We use the XIVL example from Fig. 1 to illustrate the XIVL to C++ translation process, which basically performs five steps: (1) Replace native data types (integer and boolean) and operations with SMT types and operations where necessary (here variable x). Variables which are never assigned a symbolic value (here variables i and sum) can keep their native type and perform native operations. (2) Instrument control flow code to query the SMT engine for a concrete decision. The branch condition \(x\,>\,\) 0 will be transformed into an SMT expression, e.g. as smt \(\rightarrow \) bv_gt (x, smt \(\rightarrow \) bv_val(0)), and wrapped by the on_branch function of the smt_engine. (3) Generate static POR information for the scheduler. Essentially, a static analysis is employed to detect read/write and notify/wait dependencies.
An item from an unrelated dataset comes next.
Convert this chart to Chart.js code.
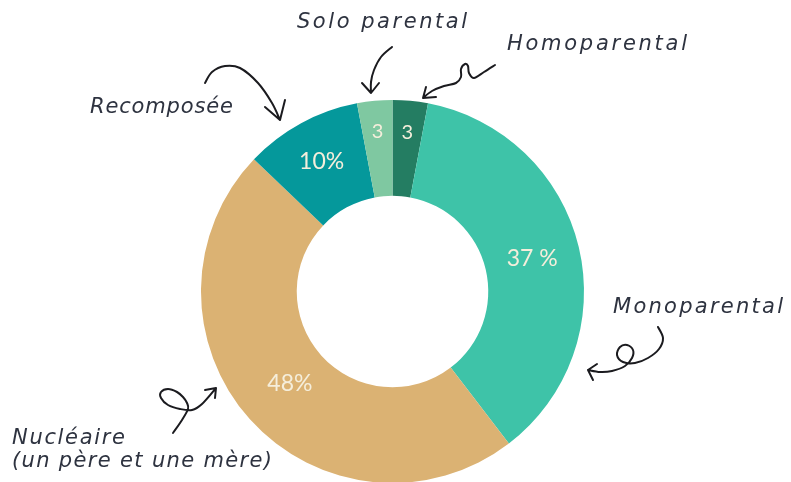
<!DOCTYPE html>
<html lang="fr">
<head>
<meta charset="utf-8">
<script src="https://cdn.jsdelivr.net/npm/chart.js@4"></script>
<style>
  html, body { margin: 0; padding: 0; background: #fff; overflow: hidden; }
  #wrap { width: 791px; height: 484px; }
</style>
</head>
<body>
<div id="wrap"><canvas id="famChart"></canvas></div>
<script>
// données
const categories = ['Homoparental', 'Monoparental', 'Nucléaire (un père et une mère)', 'Recomposée', 'Solo parental'];
const values = [3, 37, 48, 10, 3];
const valueLabels = ['3', '37 %', '48%', '10%', '3'];
const sliceColors = ['#247d62', '#3ec3a8', '#dbb273', '#05989b', '#7fc8a1'];

// position des étiquettes dans l'anneau (fraction du rayon extérieur)
const labelRadius = [0.835, 0.75, 0.72, 0.775, 0.84];
const labelSize = [20, 23, 23, 23, 20];

// textes annotés + flèches dessinées à la main
const callouts = [
  { lines: ['Solo parental'], x: 297, y: 28, w: 170 },
  { lines: ['Homoparental'], x: 507, y: 50, w: 180 },
  { lines: ['Recomposée'], x: 90, y: 113, w: 143 },
  { lines: ['Monoparental'], x: 613, y: 313, w: 170 },
  { lines: ['Nucléaire', '(un père et une mère)'], x: 12, y: 444, w: [113, 260] }
];

const arrows = [
  { pts: [[392,47],[381,57],[374,70],[371,82],[371,93]], wings: [[362,83],[379,83]] },
  { pts: [[495,65],[484,72],[474,78],[469,73],[468,66],[465,64],[461,69],[461,77],[456,83],[444,86],[432,91],[423,98]], wings: [[426,87],[436,97]] },
  { pts: [[205,83],[212,72],[225,66],[240,68],[258,83],[272,103],[280,120]], wings: [[265,107],[285,100]] },
  { pts: [[658,327],[663,338],[659,349],[648,358],[635,363],[623,362],[617,355],[620,347],[627,345],[633,350],[632,358],[625,366],[612,371],[600,372],[588,370]], wings: [[597,364],[593,380]] },
  { pts: [[173,433],[182,420],[188,409],[187,403],[183,397],[177,392],[168,389],[161,392],[161,398],[168,405],[180,409],[192,410],[202,404],[216,388]], wings: [[205,390],[215,398]] }
];

function smoothPath(ctx, pts) {
  // Catmull-Rom -> bézier
  ctx.moveTo(pts[0][0], pts[0][1]);
  for (let i = 0; i < pts.length - 1; i++) {
    const p0 = pts[i - 1] || pts[i];
    const p1 = pts[i];
    const p2 = pts[i + 1];
    const p3 = pts[i + 2] || p2;
    ctx.bezierCurveTo(
      p1[0] + (p2[0] - p0[0]) / 6, p1[1] + (p2[1] - p0[1]) / 6,
      p2[0] - (p3[0] - p1[0]) / 6, p2[1] - (p3[1] - p1[1]) / 6,
      p2[0], p2[1]
    );
  }
}

function fitText(ctx, text, x, y, width, size) {
  ctx.font = 'italic ' + size + 'px "DejaVu Sans"';
  ctx.letterSpacing = '0px';
  const w = ctx.measureText(text).width;
  const sp = (width - w) / Math.max(text.length - 1, 1);
  ctx.letterSpacing = sp.toFixed(2) + 'px';
  ctx.fillText(text, x, y);
  ctx.letterSpacing = '0px';
}

const annotations = {
  id: 'annotations',
  afterDatasetsDraw(chart) {
    const ctx = chart.ctx;
    const meta = chart.getDatasetMeta(0);
    ctx.save();
    // valeurs dans les parts
    ctx.fillStyle = '#f5eedb';
    ctx.textAlign = 'center';
    ctx.textBaseline = 'middle';
    meta.data.forEach((arc, i) => {
      const mid = (arc.startAngle + arc.endAngle) / 2;
      const r = arc.outerRadius * labelRadius[i];
      ctx.font = labelSize[i] + 'px Lato';
      ctx.fillText(valueLabels[i], arc.x + Math.cos(mid) * r, arc.y + Math.sin(mid) * r);
    });
    // noms des catégories
    ctx.fillStyle = '#2e3340';
    ctx.textAlign = 'left';
    ctx.textBaseline = 'alphabetic';
    callouts.forEach(c => {
      c.lines.forEach((t, j) => {
        const w = Array.isArray(c.w) ? c.w[j] : c.w;
        fitText(ctx, t, c.x, c.y + j * 23, w, 21);
      });
    });
    // flèches
    ctx.strokeStyle = '#1b1b1f';
    ctx.lineWidth = 2;
    ctx.lineCap = 'round';
    ctx.lineJoin = 'round';
    arrows.forEach(a => {
      ctx.beginPath();
      smoothPath(ctx, a.pts);
      const tip = a.pts[a.pts.length - 1];
      a.wings.forEach(wg => {
        ctx.moveTo(tip[0], tip[1]);
        ctx.lineTo(wg[0], wg[1]);
      });
      ctx.stroke();
    });
    ctx.restore();
  }
};

new Chart(document.getElementById('famChart'), {
  type: 'doughnut',
  data: {
    labels: categories,
    datasets: [{
      data: values,
      backgroundColor: sliceColors,
      borderWidth: 0
    }]
  },
  options: {
    responsive: true,
    maintainAspectRatio: false,
    animation: false,
    cutout: '50%',
    layout: { padding: { top: 100, bottom: 1, left: 201, right: 207 } },
    plugins: {
      legend: { display: false },
      tooltip: { enabled: false }
    }
  },
  plugins: [annotations]
});
</script>
</body>
</html>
A flow- and context-insensitive pointer analysis is used to increase the precision. (4) Redirect builtin XIVL functions to the SMT engine (assume and assert) and kernel instance (e.g. wait_event and notify). (5) Add a new main function that will initialize the PCSS library and call the main function of the XIVL model. It will initialize the global data of the XIVL model and then enter the scheduling loop of the kernel by calling the start_simulation function.
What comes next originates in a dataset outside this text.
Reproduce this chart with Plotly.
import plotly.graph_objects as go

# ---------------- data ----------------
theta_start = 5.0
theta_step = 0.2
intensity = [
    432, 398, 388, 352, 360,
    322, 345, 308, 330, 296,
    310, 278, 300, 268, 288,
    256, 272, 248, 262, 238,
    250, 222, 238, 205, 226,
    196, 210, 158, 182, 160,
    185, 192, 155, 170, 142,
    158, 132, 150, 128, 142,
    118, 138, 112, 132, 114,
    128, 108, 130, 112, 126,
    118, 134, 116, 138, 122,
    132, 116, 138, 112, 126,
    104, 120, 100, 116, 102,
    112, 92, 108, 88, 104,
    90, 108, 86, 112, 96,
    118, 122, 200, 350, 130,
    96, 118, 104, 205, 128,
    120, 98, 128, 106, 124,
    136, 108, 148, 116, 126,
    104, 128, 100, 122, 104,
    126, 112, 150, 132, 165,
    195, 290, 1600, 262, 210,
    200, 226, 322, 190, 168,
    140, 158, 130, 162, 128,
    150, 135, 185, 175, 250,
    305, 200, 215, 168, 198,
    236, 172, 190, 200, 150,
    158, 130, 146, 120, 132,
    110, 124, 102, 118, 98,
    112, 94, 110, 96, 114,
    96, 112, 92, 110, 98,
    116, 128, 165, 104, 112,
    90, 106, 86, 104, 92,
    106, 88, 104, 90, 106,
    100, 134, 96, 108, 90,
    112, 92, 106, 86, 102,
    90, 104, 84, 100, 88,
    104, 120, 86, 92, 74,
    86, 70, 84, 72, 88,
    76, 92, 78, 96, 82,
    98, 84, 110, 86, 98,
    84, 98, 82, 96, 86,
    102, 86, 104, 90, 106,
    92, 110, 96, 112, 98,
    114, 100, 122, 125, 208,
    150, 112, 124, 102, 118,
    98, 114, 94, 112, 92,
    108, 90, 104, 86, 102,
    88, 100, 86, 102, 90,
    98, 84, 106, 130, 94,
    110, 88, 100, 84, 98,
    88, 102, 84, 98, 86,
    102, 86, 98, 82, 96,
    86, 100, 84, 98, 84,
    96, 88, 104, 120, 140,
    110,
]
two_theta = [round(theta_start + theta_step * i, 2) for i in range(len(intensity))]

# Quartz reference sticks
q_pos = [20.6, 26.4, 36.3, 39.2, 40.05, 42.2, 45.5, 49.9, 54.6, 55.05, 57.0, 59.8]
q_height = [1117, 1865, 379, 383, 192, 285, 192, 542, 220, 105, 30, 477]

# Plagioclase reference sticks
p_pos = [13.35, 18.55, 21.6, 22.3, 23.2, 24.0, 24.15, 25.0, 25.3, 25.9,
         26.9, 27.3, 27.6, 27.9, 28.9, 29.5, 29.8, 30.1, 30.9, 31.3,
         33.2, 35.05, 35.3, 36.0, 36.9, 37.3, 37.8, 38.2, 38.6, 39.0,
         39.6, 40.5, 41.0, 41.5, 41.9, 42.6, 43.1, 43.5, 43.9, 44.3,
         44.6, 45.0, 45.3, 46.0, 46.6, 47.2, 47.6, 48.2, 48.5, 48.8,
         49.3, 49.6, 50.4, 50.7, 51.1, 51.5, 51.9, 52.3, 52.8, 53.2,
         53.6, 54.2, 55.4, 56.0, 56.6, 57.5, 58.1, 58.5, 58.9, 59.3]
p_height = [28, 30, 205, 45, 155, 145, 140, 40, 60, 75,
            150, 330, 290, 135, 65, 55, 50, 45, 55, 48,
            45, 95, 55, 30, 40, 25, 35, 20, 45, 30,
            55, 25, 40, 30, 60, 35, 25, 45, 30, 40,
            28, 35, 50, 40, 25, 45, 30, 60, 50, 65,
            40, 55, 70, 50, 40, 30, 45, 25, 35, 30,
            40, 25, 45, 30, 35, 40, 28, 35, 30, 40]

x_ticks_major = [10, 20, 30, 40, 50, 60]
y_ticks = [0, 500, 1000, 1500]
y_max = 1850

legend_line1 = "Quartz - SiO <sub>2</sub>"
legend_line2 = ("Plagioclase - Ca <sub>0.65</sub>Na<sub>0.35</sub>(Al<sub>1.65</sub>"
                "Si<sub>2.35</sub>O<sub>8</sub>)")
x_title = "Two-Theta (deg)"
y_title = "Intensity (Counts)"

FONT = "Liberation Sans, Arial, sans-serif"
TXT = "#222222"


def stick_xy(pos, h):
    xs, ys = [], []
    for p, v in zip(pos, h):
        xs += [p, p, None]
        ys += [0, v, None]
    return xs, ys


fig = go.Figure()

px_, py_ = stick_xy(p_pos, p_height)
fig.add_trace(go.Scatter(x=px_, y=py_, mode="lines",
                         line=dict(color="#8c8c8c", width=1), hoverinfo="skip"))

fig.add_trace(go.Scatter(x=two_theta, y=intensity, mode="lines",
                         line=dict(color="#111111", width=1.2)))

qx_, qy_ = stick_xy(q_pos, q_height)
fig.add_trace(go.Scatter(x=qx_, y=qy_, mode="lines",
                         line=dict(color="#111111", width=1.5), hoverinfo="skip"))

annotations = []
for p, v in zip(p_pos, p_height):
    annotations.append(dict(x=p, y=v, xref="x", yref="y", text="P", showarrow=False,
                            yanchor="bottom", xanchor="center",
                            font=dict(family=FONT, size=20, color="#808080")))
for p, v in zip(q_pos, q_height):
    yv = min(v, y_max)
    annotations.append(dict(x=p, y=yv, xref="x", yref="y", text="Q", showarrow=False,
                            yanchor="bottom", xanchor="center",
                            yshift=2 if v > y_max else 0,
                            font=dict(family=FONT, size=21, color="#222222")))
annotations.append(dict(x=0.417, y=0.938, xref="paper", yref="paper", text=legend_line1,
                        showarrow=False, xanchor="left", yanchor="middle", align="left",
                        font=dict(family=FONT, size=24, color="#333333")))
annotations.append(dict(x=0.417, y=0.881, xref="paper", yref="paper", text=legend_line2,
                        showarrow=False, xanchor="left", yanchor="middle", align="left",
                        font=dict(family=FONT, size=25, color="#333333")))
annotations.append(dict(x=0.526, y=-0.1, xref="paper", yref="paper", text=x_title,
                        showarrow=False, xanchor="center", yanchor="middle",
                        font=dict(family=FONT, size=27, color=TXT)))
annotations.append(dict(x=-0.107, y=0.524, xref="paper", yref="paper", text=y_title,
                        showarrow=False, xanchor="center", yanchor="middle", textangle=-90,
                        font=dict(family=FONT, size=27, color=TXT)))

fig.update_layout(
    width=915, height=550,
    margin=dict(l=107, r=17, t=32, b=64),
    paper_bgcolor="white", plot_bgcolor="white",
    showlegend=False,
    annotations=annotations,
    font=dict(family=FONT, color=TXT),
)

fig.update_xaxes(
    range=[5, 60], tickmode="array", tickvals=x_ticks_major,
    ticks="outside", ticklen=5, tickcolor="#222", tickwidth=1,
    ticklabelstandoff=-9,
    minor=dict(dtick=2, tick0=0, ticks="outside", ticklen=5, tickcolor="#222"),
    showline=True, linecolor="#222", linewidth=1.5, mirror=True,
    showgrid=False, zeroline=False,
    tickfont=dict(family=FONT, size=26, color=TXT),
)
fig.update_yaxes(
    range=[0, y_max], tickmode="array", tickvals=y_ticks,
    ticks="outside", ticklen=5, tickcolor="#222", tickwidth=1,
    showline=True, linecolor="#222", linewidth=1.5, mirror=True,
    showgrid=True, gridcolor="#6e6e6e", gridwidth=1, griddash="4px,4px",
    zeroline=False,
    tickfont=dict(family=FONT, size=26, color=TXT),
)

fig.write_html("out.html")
Table 1. Experiment results, T.O. denotes timeout (limit 750 s)

4 Evaluation and Conclusion

We have evaluated our tool on a set of SystemC benchmarks from the literature [3, 7, 15] and the TLM model of the Interrupt Controller for Multiple Processors (IRQMP) of the LEON3-based virtual prototype SoCRocket [17]. All experiments have been performed on a Linux system using a 3.5 GHz Intel E3 Quadcore with Hyper-Threading. We used Clang 3.5 for compilation of the C++ programs and Z3 v4.4.1 in the SMT Layer. The time (memory) limit have been set to 750 s (6 GB), respectively. T.O. denotes that time limit has been exceeded. The results are shown in Table 1. It shows the simulation time in seconds for Kratos [7], Interpreted Symbolic Simulation (ISS) [6, 15], and our tool ParCoSS with a single process (P-1) and parallelized with four (P-4) and eight processes (P-8). Comparing P-4 with P-8 allows to observe the effect of Hyper-Threading. The results demonstrate the potential of our tool and show that our parallelization approach can further improve results. As expected, CSS can be considerably faster than ISS. On some benchmarks Kratos is faster due to its abstraction technique, but the difference is not significant. Furthermore, Kratos is not applicable to the irqmp benchmark due to missing C++ language features. For future work we plan to integrate dynamic information, for POR and selection of code blocks for native execution, into our CSS framework.